STATED GOAL:
Restate, exactly and only, the lines from the first through the line containing "plt.rcParams['font.family'] = ['Lato', 'DejaVu".

** START DATA SEGMENT **

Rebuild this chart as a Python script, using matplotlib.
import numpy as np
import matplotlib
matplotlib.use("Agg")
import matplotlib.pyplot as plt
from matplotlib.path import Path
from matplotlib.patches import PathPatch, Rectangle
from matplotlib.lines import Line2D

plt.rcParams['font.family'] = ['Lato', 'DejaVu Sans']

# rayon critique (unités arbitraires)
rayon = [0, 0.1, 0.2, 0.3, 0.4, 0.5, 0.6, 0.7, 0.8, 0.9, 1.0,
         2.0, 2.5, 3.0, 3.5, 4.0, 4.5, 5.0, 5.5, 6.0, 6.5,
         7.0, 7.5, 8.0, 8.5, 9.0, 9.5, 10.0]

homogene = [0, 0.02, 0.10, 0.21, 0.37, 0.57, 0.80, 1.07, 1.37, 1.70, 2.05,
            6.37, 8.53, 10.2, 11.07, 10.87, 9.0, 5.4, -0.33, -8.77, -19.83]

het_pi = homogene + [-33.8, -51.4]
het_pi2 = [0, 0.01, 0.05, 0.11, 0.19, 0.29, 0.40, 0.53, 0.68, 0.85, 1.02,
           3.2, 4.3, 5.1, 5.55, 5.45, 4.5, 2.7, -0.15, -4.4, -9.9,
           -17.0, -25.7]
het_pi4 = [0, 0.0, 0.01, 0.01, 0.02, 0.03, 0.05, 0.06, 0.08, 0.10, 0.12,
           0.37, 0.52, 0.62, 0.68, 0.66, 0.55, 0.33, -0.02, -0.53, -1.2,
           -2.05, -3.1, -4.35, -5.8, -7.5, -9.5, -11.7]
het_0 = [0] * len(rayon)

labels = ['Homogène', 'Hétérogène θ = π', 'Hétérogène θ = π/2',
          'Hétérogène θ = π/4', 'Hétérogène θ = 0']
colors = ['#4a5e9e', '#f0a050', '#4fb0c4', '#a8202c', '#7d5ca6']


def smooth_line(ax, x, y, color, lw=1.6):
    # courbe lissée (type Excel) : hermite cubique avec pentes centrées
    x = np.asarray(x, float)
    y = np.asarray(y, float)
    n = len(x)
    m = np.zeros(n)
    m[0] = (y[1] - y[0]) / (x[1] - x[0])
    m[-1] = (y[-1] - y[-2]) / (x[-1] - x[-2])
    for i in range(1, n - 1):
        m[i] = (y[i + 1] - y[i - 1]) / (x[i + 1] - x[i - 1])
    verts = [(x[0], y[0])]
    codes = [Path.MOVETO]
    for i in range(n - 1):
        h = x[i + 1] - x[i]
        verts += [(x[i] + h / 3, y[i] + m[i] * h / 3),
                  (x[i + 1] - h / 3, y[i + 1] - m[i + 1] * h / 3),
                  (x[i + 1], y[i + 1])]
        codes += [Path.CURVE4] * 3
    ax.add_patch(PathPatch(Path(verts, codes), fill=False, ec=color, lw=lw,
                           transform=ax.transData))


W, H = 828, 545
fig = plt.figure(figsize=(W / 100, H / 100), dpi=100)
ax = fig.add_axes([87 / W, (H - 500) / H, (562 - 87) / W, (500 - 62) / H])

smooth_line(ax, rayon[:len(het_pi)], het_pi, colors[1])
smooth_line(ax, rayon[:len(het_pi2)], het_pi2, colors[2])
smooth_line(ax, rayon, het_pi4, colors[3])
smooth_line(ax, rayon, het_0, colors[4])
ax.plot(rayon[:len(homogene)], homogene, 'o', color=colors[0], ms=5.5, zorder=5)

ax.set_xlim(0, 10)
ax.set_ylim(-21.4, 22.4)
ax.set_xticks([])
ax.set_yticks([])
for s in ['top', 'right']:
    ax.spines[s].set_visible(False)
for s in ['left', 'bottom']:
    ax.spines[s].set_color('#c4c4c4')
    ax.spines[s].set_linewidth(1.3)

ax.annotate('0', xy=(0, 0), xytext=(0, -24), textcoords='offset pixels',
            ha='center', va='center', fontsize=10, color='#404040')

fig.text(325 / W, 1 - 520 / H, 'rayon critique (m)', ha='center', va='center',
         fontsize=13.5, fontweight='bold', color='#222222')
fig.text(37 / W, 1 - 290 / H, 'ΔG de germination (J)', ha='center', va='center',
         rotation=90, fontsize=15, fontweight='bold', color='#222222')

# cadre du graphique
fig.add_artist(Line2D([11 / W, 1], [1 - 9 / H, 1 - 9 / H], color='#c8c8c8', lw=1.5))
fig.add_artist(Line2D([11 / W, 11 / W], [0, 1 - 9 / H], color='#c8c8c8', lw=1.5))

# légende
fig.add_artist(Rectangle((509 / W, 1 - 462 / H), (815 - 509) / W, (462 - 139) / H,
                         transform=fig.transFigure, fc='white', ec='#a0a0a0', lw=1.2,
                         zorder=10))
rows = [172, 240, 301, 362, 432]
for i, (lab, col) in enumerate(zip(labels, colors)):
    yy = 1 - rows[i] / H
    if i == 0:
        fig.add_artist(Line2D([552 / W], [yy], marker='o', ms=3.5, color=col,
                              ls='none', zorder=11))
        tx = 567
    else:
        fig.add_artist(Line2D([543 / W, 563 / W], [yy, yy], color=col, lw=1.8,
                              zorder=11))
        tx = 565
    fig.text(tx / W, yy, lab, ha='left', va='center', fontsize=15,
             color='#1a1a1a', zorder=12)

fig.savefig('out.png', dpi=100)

** END DATA SEGMENT **

ANSWER TO THIS EXERCISE:
Rebuild this chart as a Python script, using matplotlib.
import numpy as np
import matplotlib
matplotlib.use("Agg")
import matplotlib.pyplot as plt
from matplotlib.path import Path
from matplotlib.patches import PathPatch, Rectangle
from matplotlib.lines import Line2D

plt.rcParams['font.family'] = ['Lato', 'DejaVu Sans']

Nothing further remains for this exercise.